I hope that through this simplistic example, you have been able to understand how Unboxed Tagged Types can help. Explicitly annotating the use of non semantic basic types (Int, String, List[Int], …) in your code will have two benefits:

  1. in many cases, the compiler will warm you when you are using a value in the wrong slot.
  2. by annotating method signatures (in and out types), and the uses of raw types in your code, this one will be easier to understand and you will hopefully make less errors and quickly spot bugs.

Parameter Validation

As George Leontiev points out, you can also use this feature to perform validation.

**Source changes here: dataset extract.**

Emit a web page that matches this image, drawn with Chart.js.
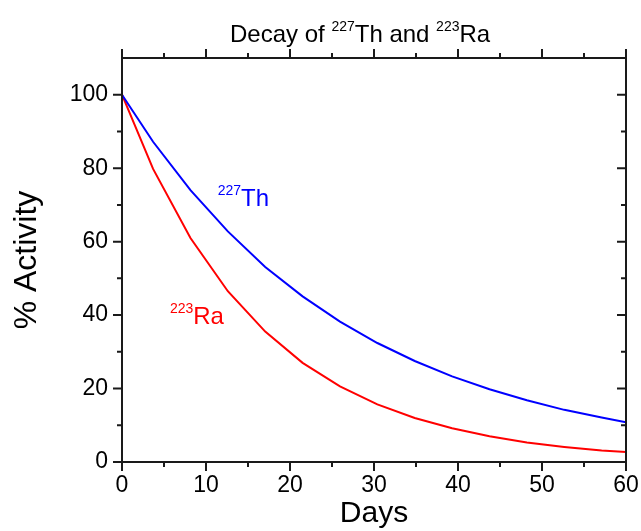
<!DOCTYPE html>
<html>
<head>
<meta charset="utf-8">
<script src="https://cdn.jsdelivr.net/npm/chart.js@4/dist/chart.umd.min.js"></script>
<style>
  html, body { margin: 0; padding: 0; background: #fff; }
  #wrap { width: 641px; height: 531px; }
</style>
</head>
<body>
<div id="wrap"><canvas id="decay" width="641" height="531"></canvas></div>
<script>
// values
const days  = [0, 3.7, 8.15, 12.6, 17.05, 21.5, 25.95, 30.4, 34.85, 39.3, 43.75, 48.2, 52.65, 57.1, 60];
const th227 = [100, 87.2, 74.0, 62.8, 53.1, 45.1, 38.2, 32.4, 27.5, 23.3, 19.8, 16.8, 14.2, 12.1, 10.8];
const ra223 = [100, 79.8, 61.0, 46.5, 35.5, 27.0, 20.6, 15.7, 12.0, 9.2, 7.0, 5.3, 4.1, 3.1, 2.7];

const xTicks = [0, 10, 20, 30, 40, 50, 60];
const xMinor = [5, 15, 25, 35, 45, 55];
const yTicks = [0, 20, 40, 60, 80, 100];
const yMinor = [10, 30, 50, 70, 90];

const FONT = "'Liberation Sans', Arial, sans-serif";
const AXIS = '#1a1a1a';

function pts(ys) {
    return days.map((d, i) => ({ x: d, y: ys[i] }));
}

// draws text like "227Th" with a raised small part
function supText(ctx, parts, x, y, size, supSize, color) {
    ctx.save();
    ctx.fillStyle = color;
    ctx.textBaseline = 'alphabetic';
    ctx.textAlign = 'left';
    let cx = x;
    parts.forEach(p => {
        ctx.font = (p[1] ? supSize : size) + 'px ' + FONT;
        ctx.fillText(p[0], cx, p[1] ? y - size * 0.46 : y);
        cx += ctx.measureText(p[0]).width;
    });
    ctx.restore();
}

const frame_plugin = {
    id: 'frame',
    afterDraw(chart) {
        const ctx = chart.ctx;
        const a = chart.chartArea;
        const xs = chart.scales.x, ys = chart.scales.y;
        ctx.save();
        ctx.strokeStyle = AXIS;
        ctx.lineWidth = 2;
        ctx.strokeRect(a.left, a.top, a.right - a.left, a.bottom - a.top);
        ctx.beginPath();
        const tick = (vals, len) => {
            vals.forEach(v => {
                const px = xs.getPixelForValue(v);
                ctx.moveTo(px, a.bottom); ctx.lineTo(px, a.bottom + len);
                ctx.moveTo(px, a.top); ctx.lineTo(px, a.top - len);
            });
        };
        const ytick = (vals, len) => {
            vals.forEach(v => {
                const py = ys.getPixelForValue(v);
                ctx.moveTo(a.left, py); ctx.lineTo(a.left - len, py);
                ctx.moveTo(a.right, py); ctx.lineTo(a.right - len, py);
            });
        };
        tick(xTicks, 9);
        tick(xMinor, 5);
        ytick(yTicks, 9);
        ytick(yMinor, 5);
        ctx.stroke();
        ctx.restore();

        // title
        supText(ctx, [['Decay of ', false], ['227', true], ['Th and ', false], ['223', true], ['Ra', false]],
            230, 42, 24, 14, '#000');

        // curve labels
        supText(ctx, [['227', true], ['Th', false]],
            xs.getPixelForValue(11.4), ys.getPixelForValue(69.8), 24, 14, '#0000ff');
        supText(ctx, [['223', true], ['Ra', false]],
            xs.getPixelForValue(5.7), ys.getPixelForValue(37.6), 24, 14, '#ff0000');
    }
};

new Chart(document.getElementById('decay'), {
    type: 'scatter',
    data: {
        datasets: [{
            label: '227Th',
            data: pts(th227),
            showLine: true,
            borderColor: '#0000ff',
            borderWidth: 2,
            pointRadius: 0,
            tension: 0
        }, {
            label: '223Ra',
            data: pts(ra223),
            showLine: true,
            borderColor: '#ff0000',
            borderWidth: 2,
            pointRadius: 0,
            tension: 0
        }]
    },
    options: {
        responsive: false,
        animation: false,
        events: [],
        layout: { padding: { left: 0, right: 15, top: 58, bottom: 0 } },
        plugins: {
            legend: { display: false },
            tooltip: { enabled: false }
        },
        scales: {
            x: {
                type: 'linear',
                min: 0,
                max: 60,
                grid: { display: false, drawTicks: false },
                border: { display: false },
                afterBuildTicks: s => { s.ticks = xTicks.map(v => ({ value: v })); },
                afterFit: s => { s.height = 69; s.paddingLeft = 0; s.paddingRight = 0; },
                ticks: { padding: 10, color: '#000', font: { family: FONT, size: 23 }, maxRotation: 0 },
                title: { display: true, text: 'Days', color: '#000', font: { family: FONT, size: 30 }, padding: { bottom: -1 } }
            },
            y: {
                type: 'linear',
                min: 0,
                max: 110,
                grid: { display: false, drawTicks: false },
                border: { display: false },
                afterBuildTicks: s => { s.ticks = yTicks.map(v => ({ value: v })); },
                afterFit: s => { s.width = 122; s.paddingTop = 0; s.paddingBottom = 0; },
                ticks: { padding: 14, color: '#000', font: { family: FONT, size: 23 } },
                title: { display: true, text: '% Activity', color: '#000', font: { family: FONT, size: 32 }, padding: { top: 8 } }
            }
        }
    },
    plugins: [frame_plugin]
});
</script>
</body>
</html>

In our example, the scores are unbounded, you could pass in any value without anyone complaining. Ideally, you would probably want to have them in a bounded range, let's say between 0 and 5.

The usual approach would be to validate the input when the user inputs a value. But then, in the rest of the code, there is nothing stopping you from making bad operations on the values.

Clearly, this is not something you can deal with at compile time as you do not know what user inputs you will get or what the values in the database will be. However, you can build in some gards to warn you when something is wrong.

As we have seen, we cannot build the tagged types without going through the explicit call to the design, durability or usability functions. So we can just extend these functions to add checks on the ranges:

implicit class TaggedInt(val i: Int) extends AnyVal {
     def design = {
         require(i >= 0 && i <= 5, "the design score has to be between 0 and 5")
         i.asInstanceOf[DesignScore]
     }
     ...
}

Now, the validation of your parameters is built-in the "type" that defines it, if you call Scoring(u1, p1, 10.design, 15.usability, 20.durability), an IllegalArgumentException will be thrown. If you check for such exception when receiving a score value, you can deal with it properly, report an error to the user, etc.

If you prefer to use the validation pattern instead of catching exceptions, you can use scalaz Validation monad, or scala default Option or Either constructs:

implicit class TaggedInt(val i: Int) extends AnyVal {
     def design: Either[String, DesignScore] = {
         if(i >= 0 && i <= 5){
            Right(i.asInstanceOf[DesignScore])
         } else {
            Left("the design score has to be between 0 and 5")
         }
     }
     ...
}